Part of this desert for me was feeling like maybe infertility was going to be the one cross of my life. Because aside from that ache in my heart, my life was full: I have an incredible husband, I was working a job that I absolutely loved, and we had just bought my dream house. So I thought, maybe not having children is the thing that God is calling me to do to draw nearer to Him, to abandon to Him in faith. Maybe we’re called to adopt instead or start a ministry for couples suffering from infertility or even open our home to a woman in a crisis pregnancy. Maybe this is going to be “my thing” that I can offer up to God.

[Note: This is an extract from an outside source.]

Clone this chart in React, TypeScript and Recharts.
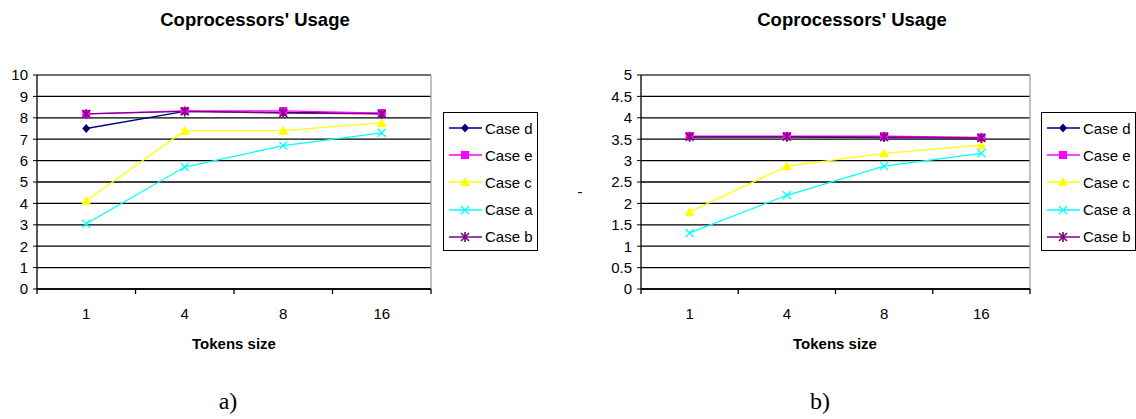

The problem was, I was finding it was pulling me further away from God despite my best efforts. I’d say overall that God and I have a pretty good relationship. My first memory of life is reading my children’s Bible cover-to-cover at 5 years old, I’ve been working for churches since I was 14, and I have a master’s degree in Theology. Pre-Covid, my favorite thing to do was go to Adoration after work and I could usually hear His voice pretty clearly there (not in a hearing-voices-in-my-head kind of way, but just in a good friend guiding me sort of way). But of course, as this trial heightened, I started to not hear or feel His presence at all. It just started to feel rote, dull, and very quiet, and I began to question His existence altogether and get angry at His silence. I could accept if the answer was no to having children; what I wasn’t fine with was feeling like He was ignoring me through the process and abandoning me altogether.

To compensate, I tried to do even more – upping my time in Adoration, starting a marketing committee at my church, and attending small groups and talks at least twice a week. But the more I tried to do, the more hollow everything became.

So by the beginning of Lent 2020, I was hanging on to faith by a thread, despite being more active than ever. And then Covid struck, and suddenly even my access to the Eucharist was gone.

I find it ironic that I emerged from the desert at a time when we were unable to access the sacraments. At a time with so much spiritual dryness, suddenly, it was as if God was reserving this light for me when I’d need it most. Because come the strangest Easter Sunday morning ever, I finally got that positive pregnancy test.

I’m writing this now one handed while my other arm cradles my nine-week-old. A few weeks ago, I got to sit in the same church where I’d prayed my heart out for a baby, holding that little miracle as she received the sacrament of Baptism and feeling the full force of God’s magnanimous love for her and for me.

But I’m not going to lie: Being postpartum during a pandemic following a traumatic birth experience has been challenging, and trust me, there are many days where I feel like maybe I’m not through the desert like I thought, but have rather just crossed into a new, different desert.

This time, though, I have decided to stop anticipating the deserts and simply walk through them. Before I got pregnant, I thought my lifelong desert was going to be infertility. Once I did get pregnant, I was so sure I was going to miscarry that it robbed me of my joy for the first three months. I’ve been so afraid of all of the blessings that God has given me, bracing myself for them to be taken away, that I’ve missed out on what trust is really all about. It’s not just about staying true in the bad times; it’s also about believing that God loves me enough to bless me. God was silent through that desert not because He wasn’t there for me, but because I wasn’t willing to believe what He was saying: trust that I am good.

So if you’re walking through a desert in your life right now, I pray that you know what I’ve come to realize: Maybe God’s silence isn’t really silence, but rather an opportunity to trust in His goodness even when He isn’t “saying” it.